# Stated task
Only lines holding the word "chart" should be copied from the material.
━━━━━━
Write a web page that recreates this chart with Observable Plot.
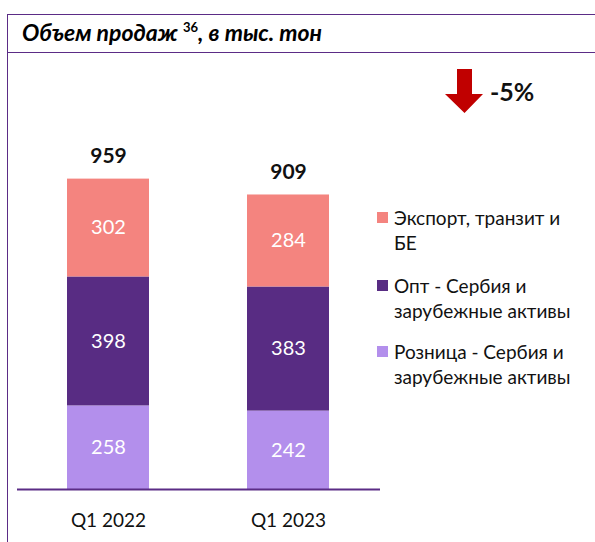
<!DOCTYPE html>
<html><head><meta charset="utf-8">
<script src="https://cdn.jsdelivr.net/npm/d3@7"></script>
<script src="https://cdn.jsdelivr.net/npm/@observablehq/plot@0.6"></script>
<style>
html,body{margin:0;padding:0;background:#fff;}
#wrap{position:relative;width:595px;height:542px;overflow:hidden;font-family:Lato,"Open Sans",sans-serif;}
#frame{position:absolute;left:7px;top:14px;width:600px;height:540px;border-left:1.5px solid #5B2C86;border-top:1.5px solid #5B2C86;}
#title{position:absolute;left:7px;top:14px;width:600px;height:38px;border-bottom:1.5px solid #5B2C86;}
#title span.t{position:absolute;left:15px;top:4px;font-weight:700;font-style:italic;font-size:23px;color:#000;white-space:nowrap;}
#title sup{font-size:13px;font-style:normal;vertical-align:9px;line-height:0;}
#chart{position:absolute;left:0;top:0;}
#legend{position:absolute;left:377px;top:205px;font-size:19px;color:#111;}
.li{position:absolute;left:0;white-space:nowrap;line-height:25px;}
.li .sw{position:absolute;left:0;top:7px;width:11px;height:11px;}
.li .tx{position:absolute;left:17px;top:0;}
#arrow{position:absolute;left:444px;top:69px;}
#pct{position:absolute;left:490px;top:76px;font-weight:700;font-size:25px;color:#111;}
</style>
</head><body>
<div id="wrap">
  <div id="frame"></div>
  <div id="title"><span class="t">Объем продаж <sup>36</sup>, в тыс. тон</span></div>
  <div id="chart"></div>
  <svg id="arrow" width="40" height="45" viewBox="0 0 40 45"><polygon points="13,0 28,0 28,25 39,25 20.5,44 1,25 13,25" fill="#C00000"/></svg>
  <div id="pct">-5%</div>
  <div id="legend"></div>
</div>
<script>
const categories = ["Q1 2022", "Q1 2023"];
const seriesNames = ["Розница - Сербия и зарубежные активы", "Опт - Сербия и зарубежные активы", "Экспорт, транзит и БЕ"];
const retailValues = [258, 242];
const wholesaleValues = [398, 383];
const exportValues = [302, 284];
const totalValues = [959, 909];
const seriesColors = ["#B38FEC", "#582C83", "#F4847F"];
const legendLines = [["Экспорт, транзит и", "БЕ"], ["Опт - Сербия и", "зарубежные активы"], ["Розница - Сербия и", "зарубежные активы"]];

const seriesValues = [retailValues, wholesaleValues, exportValues];
const rows = [];
categories.forEach((c, i) => {
  seriesNames.forEach((s, j) => rows.push({cat: c, series: s, value: seriesValues[j][i]}));
});
const totals = categories.map((c, i) => ({cat: c, total: totalValues[i]}));

const chart = Plot.plot({
  width: 595, height: 542,
  marginLeft: 17, marginRight: 215, marginTop: 165, marginBottom: 53,
  style: {fontFamily: "Lato, 'Open Sans', sans-serif", background: "transparent"},
  x: {domain: categories, paddingInner: 0.544, paddingOuter: 0.28, axis: null},
  y: {domain: [0, 1000], axis: null},
  color: {domain: seriesNames, range: seriesColors},
  marks: [
    Plot.barY(rows, {x: "cat", y: "value", fill: "series", insetLeft: 0, insetRight: 0}),
    Plot.text(rows, Plot.stackY({x: "cat", y: "value", text: d => String(d.value), fill: "white", fontSize: 20})),
    Plot.ruleY([0], {stroke: "#5B2C86", strokeWidth: 2}),
    Plot.text(totals, {x: "cat", y: "total", text: d => String(d.total), dy: -23, fontSize: 21, fontWeight: 700, fill: "#111"}),
    Plot.text(categories, {x: d => d, y: () => 0, text: d => d, dy: 31, fontSize: 19, fill: "#111"})
  ]
});
document.getElementById("chart").appendChild(chart);

const lg = document.getElementById("legend");
const tops = [0, 68, 134];
legendLines.forEach((lines, i) => {
  const it = document.createElement("div");
  it.className = "li";
  it.style.top = tops[i] + "px";
  it.innerHTML = `<div class="sw" style="background:${seriesColors[2 - i]}"></div><div class="tx">${lines.join("<br>")}</div>`;
  lg.appendChild(it);
});
</script>
</body></html>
━━━━━━
# Solution to the problem
Write a web page that recreates this chart with Observable Plot.
#chart{position:absolute;left:0;top:0;}
  <div id="chart"></div>
const chart = Plot.plot({
document.getElementById("chart").appendChild(chart);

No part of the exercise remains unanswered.